One of the first executive actions undertaken by then president Bill Clinton was to disarm the soldiers and employees of the nation’s military bases. In the spring of 1993, President Clinton issued orders barring members of the military and the civilians who work for them from carrying their personal firearms on base, and making it prohibitively difficult for commanding officers to issue firearms to their own soldiers in the United States. Thinking himself to be providing for the security of U.S. soldiers by government means, Clinton deigned to require Military Police officers to carry weapons on the job, but their presence has been stretched increasingly thin by huge demand for military police in the country’s growing number of war zones. Whether the government will ever be able to singlehandedly provide for the security of its citizens in such disarmed zones is doubtful. Indeed, as many commentators have noted, they are not even able to prevent such crimes in federal prisons.

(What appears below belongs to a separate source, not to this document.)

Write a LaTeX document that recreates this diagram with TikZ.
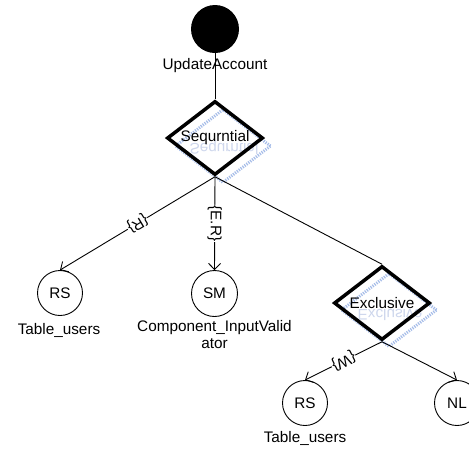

Addressing members of the press ahead of a planned speech on the economic recession, President Obama stated, “We are confronting yet another mass shooting, and today it happened on a military institution in our nation’s capital.”
“It’s a shooting that targeted our military and civilian personnel. These are men and women who were going to work doing their job protecting all of us. They are patriots and they know the dangers of serving abroad but today they faced the unimaginable violence that they wouldn’t expect here at home.”
In the wake of this tragedy, we can expect the current president to continue take every opportunity to politicise and sensationalise the events of this morning, as part of his relentless efforts to restrict gun rights in the United States despite widespread failure of such campaigns in the fifty states. However, it is not wrong to politicise a tragedy in its own right, though many may object. A tragedy is certainly no good for anything else. As long as the victims are taken care of, the first thing to do is investigate how to prevent it all from happening again. But the president would do well to reconsider the lesson to be learned today.
Similar crimes have occurred in similar places. The primary school shooting in Newtown, CT took place in a gun-free school. The Batman premier shooting in Aurora, CO took place in a gun-free cinema. Finally, in striking resemblance to the Naval Yard shooting today, the massacre at Ft. Hood, TX took place on yet another gun-free military base.
Shooters targeted all of these locations because they knew none of their victims would be able to defend themselves. Because of the fear mongering of Barack Obama and others like him, guns are so feared that government regulations have gone so far as to keep them out of the hands of trained soldiers. Because of Clinton’s gun control policies, a terrorist could expect more of a fight at a convenience store than at a base of the U.S. military. Mandy Foster, the wife of a surviving soldier shot at Ft. Hood, understands this lesson all too well.
In a 2009 interview on CNN, anchor John Roberts asked Ms. Foster how she felt about her husband’s upcoming deployment to Afghanistan. She responded: “At least he’s safe there and he can fire back, right?”
It now comes to us to do everything we can to prevent such a tragic shooting from ever happening again. So, should we further increase the list of places where honest and ordinary citizens are not allowed to carry their own firearms? Should we rely further on the ever-scarcer resources of the state to provide for security in these places, even though they have never succeeded before? Should we step in line with Barack Obama, and further restrict the Second Amendment in the United States?
The answer is clearly no.
Our thoughts and prayers are with the victims of this tragedy, and with their families.